#### Dataset section ####

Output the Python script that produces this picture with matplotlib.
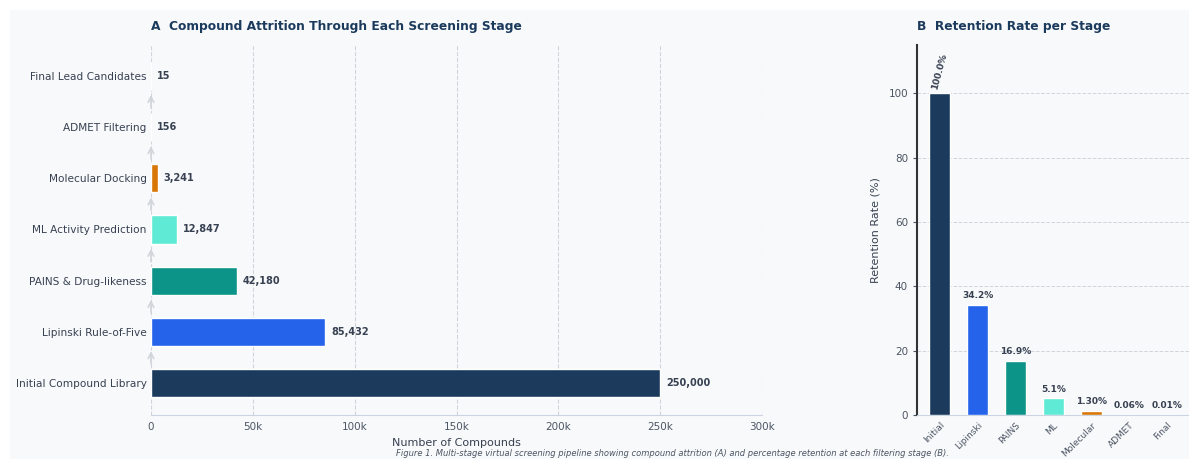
import matplotlib.pyplot as plt
from matplotlib.patches import Rectangle
from matplotlib.ticker import FuncFormatter

stages = [
    "Initial Compound Library",
    "Lipinski Rule-of-Five",
    "PAINS & Drug-likeness",
    "ML Activity Prediction",
    "Molecular Docking",
    "ADMET Filtering",
    "Final Lead Candidates",
]
short_names = ["Initial", "Lipinski", "PAINS", "ML", "Molecular", "ADMET", "Final"]
counts = [250000, 85432, 42180, 12847, 3241, 156, 15]
colors = ["#1b3a5c", "#2563eb", "#0d9488", "#5eead4", "#d97706", "#7c3aed", "#dc2626"]

BG = "#f8f9fb"
NAVY = "#1b3a5c"
TXT = "#374151"

retention = [c / counts[0] * 100 for c in counts]

fig = plt.figure(figsize=(11.89, 4.59), dpi=100, facecolor="white")
fig.patches.append(Rectangle((10 / 1189, 0), 1, 1 - 10 / 459, transform=fig.transFigure,
                             facecolor=BG, edgecolor="none", zorder=-10))

# ---- Panel A ----
axA = fig.add_axes([151 / 1189, 1 - 415 / 459, (762 - 151) / 1189, (415 - 45) / 459])
axA.set_facecolor(BG)
ypos = list(range(len(stages)))
axA.barh(ypos, counts, height=0.55, color=colors, edgecolor="white", linewidth=1, zorder=3)
for y, c in zip(ypos, counts):
    axA.text(c + 3000, y, f"{c:,}", va="center", ha="left", fontsize=7,
             fontweight="bold", color=TXT, zorder=4)
for i in range(len(stages) - 1):
    axA.annotate("", xy=(0, i + 1 - 0.32), xytext=(0, i + 0.32),
                 arrowprops=dict(arrowstyle="->", color="#d1d5db", lw=1.2), zorder=2)
axA.set_yticks(ypos)
axA.set_yticklabels(stages, fontsize=7.6, color=TXT)
axA.set_xlim(0, 300000)
axA.set_ylim(-0.62, 6.6)
axA.set_xticks([0, 50000, 100000, 150000, 200000, 250000, 300000])
axA.xaxis.set_major_formatter(FuncFormatter(lambda x, _: "0" if x == 0 else f"{x / 1000:.0f}k"))
axA.tick_params(axis="x", labelsize=7.5, colors="#4b5563", length=0, pad=5)
axA.tick_params(axis="y", length=0, pad=3)
axA.grid(axis="x", linestyle="--", color="#d1d5db", linewidth=0.8, zorder=0)
for s in ["top", "right", "left"]:
    axA.spines[s].set_visible(False)
axA.spines["bottom"].set_color("#cbd5e1")
axA.set_xlabel("Number of Compounds", fontsize=8, color=TXT, labelpad=4)
axA.set_title("A  Compound Attrition Through Each Screening Stage", loc="left",
              fontsize=8.8, fontweight="bold", color=NAVY, pad=11)

# ---- Panel B ----
axB = fig.add_axes([917 / 1189, 1 - 415 / 459, (1190 - 917) / 1189, (415 - 45) / 459])
axB.set_facecolor(BG)
xpos = list(range(len(short_names)))
axB.bar(xpos, retention, width=0.55, color=colors, edgecolor="white", linewidth=1, zorder=3)
for x, r in zip(xpos, retention):
    label = f"{r:.1f}%" if r >= 5 else f"{r:.2f}%"
    if x == 0:
        axB.text(x, r + 1, label, ha="center", va="bottom", rotation=75, fontsize=6.5,
                 fontweight="bold", color=TXT)
    else:
        axB.text(x, r + 1.5, label, ha="center", va="bottom", fontsize=6.5,
                 fontweight="bold", color=TXT)
axB.set_xticks(xpos)
axB.set_xticklabels(short_names, rotation=45, ha="right", rotation_mode="anchor",
                    fontsize=6.5, color="#4b5563")
axB.set_xlim(-0.6, 6.6)
axB.set_ylim(0, 115)
axB.set_yticks([0, 20, 40, 60, 80, 100])
axB.tick_params(axis="y", labelsize=7.5, colors="#4b5563", length=3)
axB.tick_params(axis="x", length=0, pad=4)
axB.grid(axis="y", linestyle="--", color="#d1d5db", linewidth=0.7, zorder=0)
axB.spines["top"].set_visible(False)
axB.spines["right"].set_visible(False)
axB.spines["left"].set_color("#333333")
axB.spines["left"].set_linewidth(1.5)
axB.spines["bottom"].set_color("#cbd5e1")
axB.set_ylabel("Retention Rate (%)", fontsize=8, color=TXT, labelpad=6)
axB.set_title("B  Retention Rate per Stage", loc="left", fontsize=8.8,
              fontweight="bold", color=NAVY, pad=11)

fig.text(672 / 1189, 1 - 454 / 459,
         "Figure 1. Multi-stage virtual screening pipeline showing compound attrition (A) "
         "and percentage retention at each filtering stage (B).",
         ha="center", va="center", fontsize=6, style="italic", color="#4b5563")

fig.savefig("out.png", dpi=100, facecolor="white")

####

→ Goal of the exercise:
Take the listing and print it again exactly, but without any pictures.

→ Task response:
Output the Python script that produces this picture with matplotlib.
import matplotlib.pyplot as plt
from matplotlib.patches import Rectangle
from matplotlib.ticker import FuncFormatter

stages = [
    "Initial Compound Library",
    "Lipinski Rule-of-Five",
    "PAINS & Drug-likeness",
    "ML Activity Prediction",
    "Molecular Docking",
    "ADMET Filtering",
    "Final Lead Candidates",
]
short_names = ["Initial", "Lipinski", "PAINS", "ML", "Molecular", "ADMET", "Final"]
counts = [250000, 85432, 42180, 12847, 3241, 156, 15]
colors = ["#1b3a5c", "#2563eb", "#0d9488", "#5eead4", "#d97706", "#7c3aed", "#dc2626"]

BG = "#f8f9fb"
NAVY = "#1b3a5c"
TXT = "#374151"

retention = [c / counts[0] * 100 for c in counts]

fig = plt.figure(figsize=(11.89, 4.59), dpi=100, facecolor="white")
fig.patches.append(Rectangle((10 / 1189, 0), 1, 1 - 10 / 459, transform=fig.transFigure,
                             facecolor=BG, edgecolor="none", zorder=-10))

# ---- Panel A ----
axA = fig.add_axes([151 / 1189, 1 - 415 / 459, (762 - 151) / 1189, (415 - 45) / 459])
axA.set_facecolor(BG)
ypos = list(range(len(stages)))
axA.barh(ypos, counts, height=0.55, color=colors, edgecolor="white", linewidth=1, zorder=3)
for y, c in zip(ypos, counts):
    axA.text(c + 3000, y, f"{c:,}", va="center", ha="left", fontsize=7,
             fontweight="bold", color=TXT, zorder=4)
for i in range(len(stages) - 1):
    axA.annotate("", xy=(0, i + 1 - 0.32), xytext=(0, i + 0.32),
                 arrowprops=dict(arrowstyle="->", color="#d1d5db", lw=1.2), zorder=2)
axA.set_yticks(ypos)
axA.set_yticklabels(stages, fontsize=7.6, color=TXT)
axA.set_xlim(0, 300000)
axA.set_ylim(-0.62, 6.6)
axA.set_xticks([0, 50000, 100000, 150000, 200000, 250000, 300000])
axA.xaxis.set_major_formatter(FuncFormatter(lambda x, _: "0" if x == 0 else f"{x / 1000:.0f}k"))
axA.tick_params(axis="x", labelsize=7.5, colors="#4b5563", length=0, pad=5)
axA.tick_params(axis="y", length=0, pad=3)
axA.grid(axis="x", linestyle="--", color="#d1d5db", linewidth=0.8, zorder=0)
for s in ["top", "right", "left"]:
    axA.spines[s].set_visible(False)
axA.spines["bottom"].set_color("#cbd5e1")
axA.set_xlabel("Number of Compounds", fontsize=8, color=TXT, labelpad=4)
axA.set_title("A  Compound Attrition Through Each Screening Stage", loc="left",
              fontsize=8.8, fontweight="bold", color=NAVY, pad=11)

# ---- Panel B ----
axB = fig.add_axes([917 / 1189, 1 - 415 / 459, (1190 - 917) / 1189, (415 - 45) / 459])
axB.set_facecolor(BG)
xpos = list(range(len(short_names)))
axB.bar(xpos, retention, width=0.55, color=colors, edgecolor="white", linewidth=1, zorder=3)
for x, r in zip(xpos, retention):
    label = f"{r:.1f}%" if r >= 5 else f"{r:.2f}%"
    if x == 0:
        axB.text(x, r + 1, label, ha="center", va="bottom", rotation=75, fontsize=6.5,
                 fontweight="bold", color=TXT)
    else:
        axB.text(x, r + 1.5, label, ha="center", va="bottom", fontsize=6.5,
                 fontweight="bold", color=TXT)
axB.set_xticks(xpos)
axB.set_xticklabels(short_names, rotation=45, ha="right", rotation_mode="anchor",
                    fontsize=6.5, color="#4b5563")
axB.set_xlim(-0.6, 6.6)
axB.set_ylim(0, 115)
axB.set_yticks([0, 20, 40, 60, 80, 100])
axB.tick_params(axis="y", labelsize=7.5, colors="#4b5563", length=3)
axB.tick_params(axis="x", length=0, pad=4)
axB.grid(axis="y", linestyle="--", color="#d1d5db", linewidth=0.7, zorder=0)
axB.spines["top"].set_visible(False)
axB.spines["right"].set_visible(False)
axB.spines["left"].set_color("#333333")
axB.spines["left"].set_linewidth(1.5)
axB.spines["bottom"].set_color("#cbd5e1")
axB.set_ylabel("Retention Rate (%)", fontsize=8, color=TXT, labelpad=6)
axB.set_title("B  Retention Rate per Stage", loc="left", fontsize=8.8,
              fontweight="bold", color=NAVY, pad=11)

fig.text(672 / 1189, 1 - 454 / 459,
         "Figure 1. Multi-stage virtual screening pipeline showing compound attrition (A) "
         "and percentage retention at each filtering stage (B).",
         ha="center", va="center", fontsize=6, style="italic", color="#4b5563")

fig.savefig("out.png", dpi=100, facecolor="white")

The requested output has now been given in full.